Member of the Hellenic Parliament for Arta
- In office 16 September 2007 – 6 May 2012

Personal details
- Born: 1960 Arta, Greece
- Died: 9 August 2022 (aged 62)
- Party: PASOK
- Spouse: Alexia Kaklamanou
- Children: 2
- Alma mater: Athens University of Economics and Business; National Centre for Public Administration and Local Government;

= Dimitris Tsironis (politician) =

Greek politician (1960–2022)

Dimitris Tsironis (Δημήτρης Τσιρώνης; 1960 – 9 August 2022) was a Greek politician who served in the Hellenic Parliament from 2007 to 2012 as a member of the Pan-Hellenic Socialist Movement.

== Biography ==
Tsironis was born in 1960 in the northwestern city of Arta. He studied economics at the Supreme School of Economics and Business in Athens, and received a postgraduate degree in local government and regional development at the National School of Public Administration.

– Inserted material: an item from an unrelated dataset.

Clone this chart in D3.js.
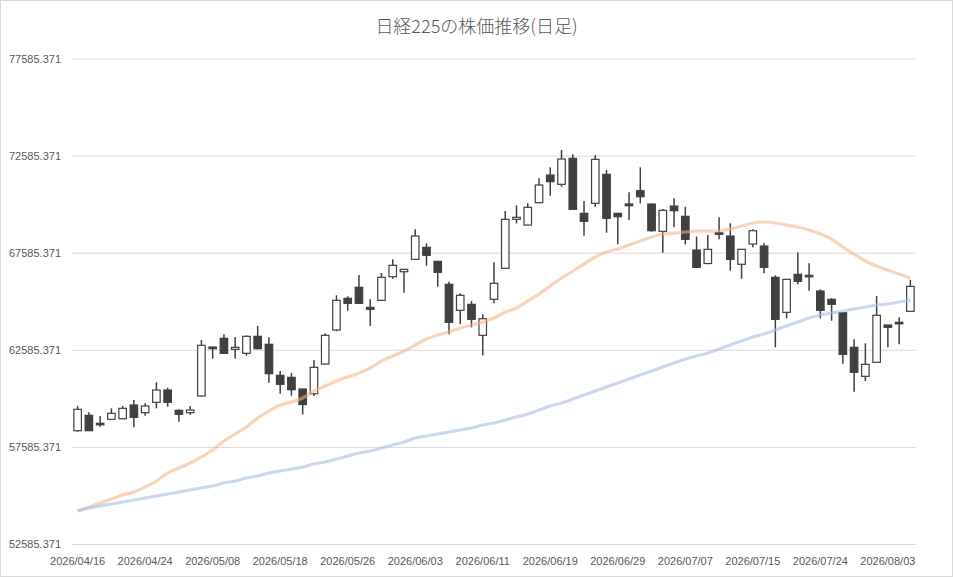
<!DOCTYPE html>
<html>
<head>
<meta charset="utf-8">
<script src="https://cdn.jsdelivr.net/npm/d3@7"></script>
<style>
  body { margin: 0; background: #fff; }
  svg { display: block; }
</style>
</head>
<body>
<script>
// chart size
var width = 953;
var height = 577;

// trading days
var dates = [
  "04/16","04/17","04/20","04/21","04/22","04/23","04/24","04/27","04/28","04/30",
  "05/01","05/07","05/08","05/11","05/12","05/13","05/14","05/15","05/18","05/19",
  "05/20","05/21","05/22","05/25","05/26","05/27","05/28","05/29","06/01","06/02",
  "06/03","06/04","06/05","06/08","06/09","06/10","06/11","06/12","06/15","06/16",
  "06/17","06/18","06/19","06/22","06/23","06/24","06/25","06/26","06/29","06/30",
  "07/01","07/02","07/03","07/06","07/07","07/08","07/09","07/10","07/13","07/14",
  "07/15","07/16","07/17","07/21","07/22","07/23","07/24","07/27","07/28","07/29",
  "07/30","07/31","08/03","08/04","08/05"
].map(function (d) { return "2026/" + d; });

// OHLC
var open = [
  58419,59212,58800,59006,59037,59742,59346,59881,60514,59469,
  59346,60206,62729,63177,62610,62404,63279,62868,61271,61168,
  60566,60324,61853,63604,65236,65802,64773,65133,66348,66606,
  67244,67862,67141,65957,64618,64927,63331,65185,66781,69304,
  69010,70159,71585,71106,72445,69613,70128,71621,69613,70092,
  70776,70092,68686,69989,69458,67723,67028,68614,68444,66990,
  68032,67929,66317,64515,66472,66420,65612,65185,64495,62713,
  61220,61941,63861,64000,64567
];
var high = [
  59691,59366,59176,59572,59691,60000,59830,60911,60633,59521,
  59691,63089,62745,63382,63243,63331,63810,63228,61493,61390,
  60590,62059,63434,65391,65339,66436,65185,66539,67244,66750,
  68789,68068,67160,66091,65493,65097,64412,67090,69731,70025,
  70128,71415,71981,72872,72651,70246,72615,71842,69630,70694,
  71981,70110,69834,70385,69953,68418,68495,69407,69098,67780,
  68789,68068,66420,66230,67605,67038,65699,65236,64531,63125,
  62919,65355,63880,64258,66178
];
var low = [
  58367,58403,58625,58990,59006,58594,59191,59572,59655,58882,
  59243,60170,62126,62368,62126,62281,62620,60890,60324,60221,
  59253,60206,61817,63537,64598,64960,63810,65110,66245,65524,
  67230,66915,65834,63382,63897,63743,62301,64979,66760,69098,
  68990,70128,70519,70982,69800,68459,69953,68614,68017,69268,
  70128,68665,67584,68892,68017,66810,66990,68274,66657,66245,
  67862,66523,62713,64206,65957,65627,64206,64083,61869,60427,
  60978,61920,62713,62868,64550
];
var close = [
  59521,58419,58748,59315,59572,59109,59691,60514,59881,59263,
  59485,62816,62641,62404,62713,63279,62641,61354,60808,60530,
  59768,61683,63331,65133,64979,64979,64670,66317,66935,66729,
  68444,67450,66575,64000,65391,64155,64186,66009,69304,69407,
  69922,71070,71240,72409,69819,69201,72393,69355,69438,70004,
  70467,68717,69767,69747,68274,66832,67759,68532,67244,67759,
  68717,66832,64155,66214,66111,66348,64618,64927,62353,61426,
  61838,64361,63743,63949,65854
];

// moving averages (orange / blue lines)
var maShort = [
  54284,54490,54696,54902,55108,55262,55520,55829,56241,56498,
  56756,57065,57425,57888,58249,58609,59073,59433,59742,59897,
  60103,60463,60720,60978,61184,61390,61647,62008,62265,62523,
  62832,63140,63346,63501,63707,63861,64016,64222,64531,64737,
  65097,65458,65869,66281,66642,67002,67363,67620,67775,67981,
  68186,68392,68547,68598,68650,68701,68701,68701,68804,68959,
  69113,69165,69113,69010,68907,68753,68547,68289,67878,67517,
  67157,66899,66693,66487,66281
];
var maLong = [
  54284,54439,54542,54645,54748,54851,54954,55057,55160,55262,
  55365,55468,55571,55726,55829,55983,56086,56241,56344,56447,
  56550,56704,56807,56962,57116,57271,57374,57528,57683,57837,
  58043,58146,58249,58352,58455,58558,58712,58815,58970,59124,
  59279,59485,59691,59845,60051,60257,60463,60669,60875,61081,
  61287,61493,61699,61905,62111,62265,62420,62626,62832,63037,
  63243,63398,63604,63810,64016,64222,64376,64479,64582,64685,
  64788,64891,64943,65046,65149
];

var yTicks = [52585.371, 57585.371, 62585.371, 67585.371, 72585.371, 77585.371];
var xTicks = dates.filter(function (d, i) { return i % 6 === 0; });

var plotLeft = 72, plotRight = 916, plotTop = 58.5, plotBottom = 544;

var svg = d3.select("body").append("svg")
  .attr("width", width)
  .attr("height", height);

// chart border
svg.append("rect")
  .attr("x", 0.5).attr("y", 0.5)
  .attr("width", width - 1).attr("height", height - 1)
  .attr("fill", "#fff")
  .attr("stroke", "#d9d9d9");

var x = d3.scaleBand()
  .domain(dates)
  .range([plotLeft, plotRight]);

var y = d3.scaleLinear()
  .domain([yTicks[0], yTicks[yTicks.length - 1]])
  .range([plotBottom, plotTop]);

function cx(d) { return x(d) + x.bandwidth() / 2; }

// y axis with gridlines
var yAxis = svg.append("g")
  .attr("transform", "translate(" + plotLeft + ",0)")
  .call(d3.axisLeft(y)
    .tickValues(yTicks)
    .tickFormat(d3.format(".3f"))
    .tickSize(-(plotRight - plotLeft))
    .tickPadding(11));
yAxis.select(".domain").remove();
yAxis.selectAll("line").attr("stroke", "#d9d9d9");
yAxis.selectAll("text")
  .attr("fill", "#595959")
  .style("font-family", "'Liberation Sans', Arial, sans-serif")
  .style("font-size", "11px");

// x axis
var xAxis = svg.append("g")
  .attr("transform", "translate(0," + plotBottom + ")")
  .call(d3.axisBottom(x)
    .tickValues(xTicks)
    .tickSize(0)
    .tickPadding(13));
xAxis.select(".domain").remove();
xAxis.selectAll("text")
  .attr("fill", "#595959")
  .style("font-family", "'Liberation Sans', Arial, sans-serif")
  .style("font-size", "11px");

// candles
var candles = svg.append("g").selectAll("g")
  .data(dates)
  .enter().append("g");

candles.append("line")
  .attr("x1", function (d) { return cx(d); })
  .attr("x2", function (d) { return cx(d); })
  .attr("y1", function (d, i) { return y(high[i]); })
  .attr("y2", function (d, i) { return y(low[i]); })
  .attr("stroke", "#404040")
  .attr("stroke-width", 1.5);

var bodyW = 7.5;
candles.append("rect")
  .attr("x", function (d) { return cx(d) - bodyW / 2; })
  .attr("width", bodyW)
  .attr("y", function (d, i) { return y(Math.max(open[i], close[i])); })
  .attr("height", function (d, i) {
    return Math.max(1.5, Math.abs(y(open[i]) - y(close[i])));
  })
  .attr("fill", function (d, i) { return close[i] >= open[i] ? "#ffffff" : "#404040"; })
  .attr("stroke", "#404040")
  .attr("stroke-width", 1.2);

// moving average lines
var line = d3.line()
  .x(function (d, i) { return cx(dates[i]); })
  .y(function (d) { return y(d); })
  .curve(d3.curveMonotoneX);

svg.append("path")
  .datum(maShort)
  .attr("d", line)
  .attr("fill", "none")
  .attr("stroke", "#f4b183")
  .attr("stroke-opacity", 0.55)
  .attr("stroke-width", 3.2);

svg.append("path")
  .datum(maLong)
  .attr("d", line)
  .attr("fill", "none")
  .attr("stroke", "#a9bde6")
  .attr("stroke-opacity", 0.6)
  .attr("stroke-width", 3.2);

// title
svg.append("text")
  .attr("x", width / 2)
  .attr("y", 33)
  .attr("text-anchor", "middle")
  .attr("fill", "#595959")
  .style("font-family", "'Noto Sans CJK JP', sans-serif")
  .style("font-size", "18px")
  .style("font-weight", 300)
  .text("日経225の株価推移(日足)");
</script>
</body>
</html>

In the 2007 Greek legislative election, Tsironis was elected to the Hellenic Parliament, representing Arta as a member of the Pan-Hellenic Socialist Movement (PASOK). He was re-elected in 2009. Tsironis did not run for re-election in the May 2012 Greek legislative election.

While in parliament, Tsironis served as the chairman of the Committee on Production and Trade, and was a member of the Committee on Regions. Tsironis also served in several positions within his party, including as the director of the Secretariat of the PASOK Parliamentary Group and was a member of the PASOK National Reconstruction Council.

During his career, Tsironis wrote two books on statistics. He was married to Alexia Kaklamanou and had two children. Tsironis died of cancer on 9 August 2022 at the age of 62. Following his death, PASOK released a statement describing Tsironis as having been "at the vanguard of the struggle for social justice".